West Ham United legend Phil Parkes will make a welcome return to action this weekend following successful surgery for bowel cancer.
The great goalkeeper was diagnosed with Dukes' A stage bowel cancer - the least developed stage where the cancer has not penetrated the bowel wall - and went into hospital for a procedure to remove the growth in May. Thankfully, the surgery went well and Parkes was able to return home to begin his recuperation just a few days later.
Showing determination typical of the man who won the FA Cup in 1980 and made 440 appearances for the Hammers, Parkes revealed that he intends to play his part in a Former Player Stadium Tour of the Boleyn Ground this coming weekend.
"I had the operation two weeks ago and have been home since the Saturday of the Champions League final," the popular Parkes confirmed.
"I got the news through a from the surgeon last week that everything was good as it hadn't gone through the bowel wall and it hadn't spread anywhere, so I haven't got to have chemotherapy.
"I've just got to have a reversal operation in July, and then it's just a case of resting, recuperating and getting my strength, so it's all good news, really."
"There was always that nagging doubt when I heard that word 'cancer'. It was as good as news as I could have got.

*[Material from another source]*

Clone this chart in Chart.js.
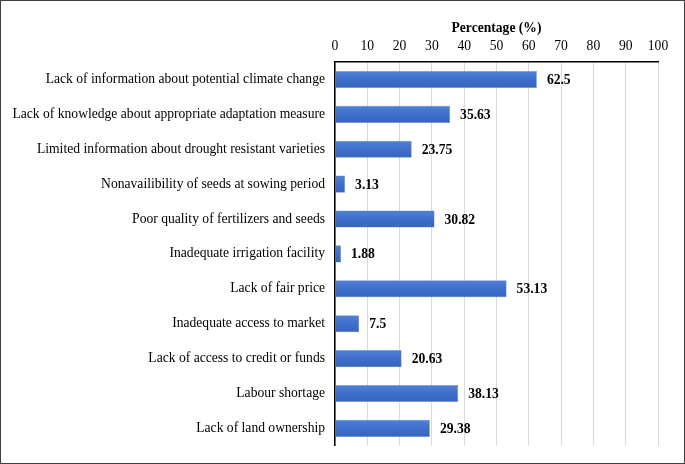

It's getting better each day, so I've just got to have this operation next month and get myself reconnected back up and then it's a case of getting back to normal life."
Having spent the past ten days recovering at home, the 63-year-old is feeling understandably upbeat about the future.
On Saturday and Sunday, he will be alongside 1975 FA Cup hero and close friend Alan Taylor in welcoming guests to the Boleyn Ground for what promises to be an emotional and memorable Former Player Stadium Tour.
"It's actually not as uncomfortable as I thought it would be. I have been very surprised at how little pain I've actually gone through. To go through the operation I have had, I have been very lucky pain-wise.
"It's just a matter of getting some strength. I'm down to do some Former Player Tours at the Boleyn Ground on Saturday and Sunday and I'm pretty confident that I'm going to be fine.
"I'm not going to do the whole full Tour, but I'm going to do a little bit. It will be myself and Alan Taylor, but I'll just do the meet and greet, let Alan go up and down the stairs, then I'll come back for the question and answer bit."
Those fans who join Parkes and Taylor for this weekend's tours are sure to offer words of support to the big goalkeeper, following the hundreds who have sent their own messages to the big man through social media, online forums and telephone calls.
The popular Carlsberg Legends Lounge host has been moved by the sheer number of well-wishers who have got in touch with him in recent weeks.
"The support I have had has been absolutely amazing," he said. "The Moose from talkSPORT said there was a lot of love out there for me and that has really shown in the messages I have received.
"I would like to thank everybody for the messages that I've had. It's great to know and a very warming thought to know that I am still thought of that way by the fans, and it has helped me through the tough times.
"I've had loads of people ringing me up, including [former England goalkeeper] Ray Clemence, who has not been too well himself, so to have him ring me up was very humbling."
Parkes put his successful surgery down to not hesitating when he became aware of the symptoms of his cancer.
While many men may be reticent to visit a doctor for symptoms such as bleeding from the backside, pain in the abdomen or a change in normal bowel habits, Parkes said there was no need to be embarrassed about a situation that could ultimately be the difference between life and death.
"I've gone through this myself now and I said to one of my old team-mates about the procedure of having an edoscopy where they put a camera up your backside and he said 'I could never do that!', then I said 'You'd be surprised what you do when you are told you might have cancer or a tumour, because you'll do whatever it takes'.
"I want to get the message across 'Don't worry about it or be embarrassed' because it is very, very important and can be a matter of life or death.
"The thing is that I was very lucky because I caught it very early - they categorise it Dukes' A, B or C and A is the very early stage where they catch only ten per cent of cancers, and mine was in that because I went there early enough after spotting the symptoms.
"It's so, so important that you have just got to be checked. I can't make enough of a message to get across to people."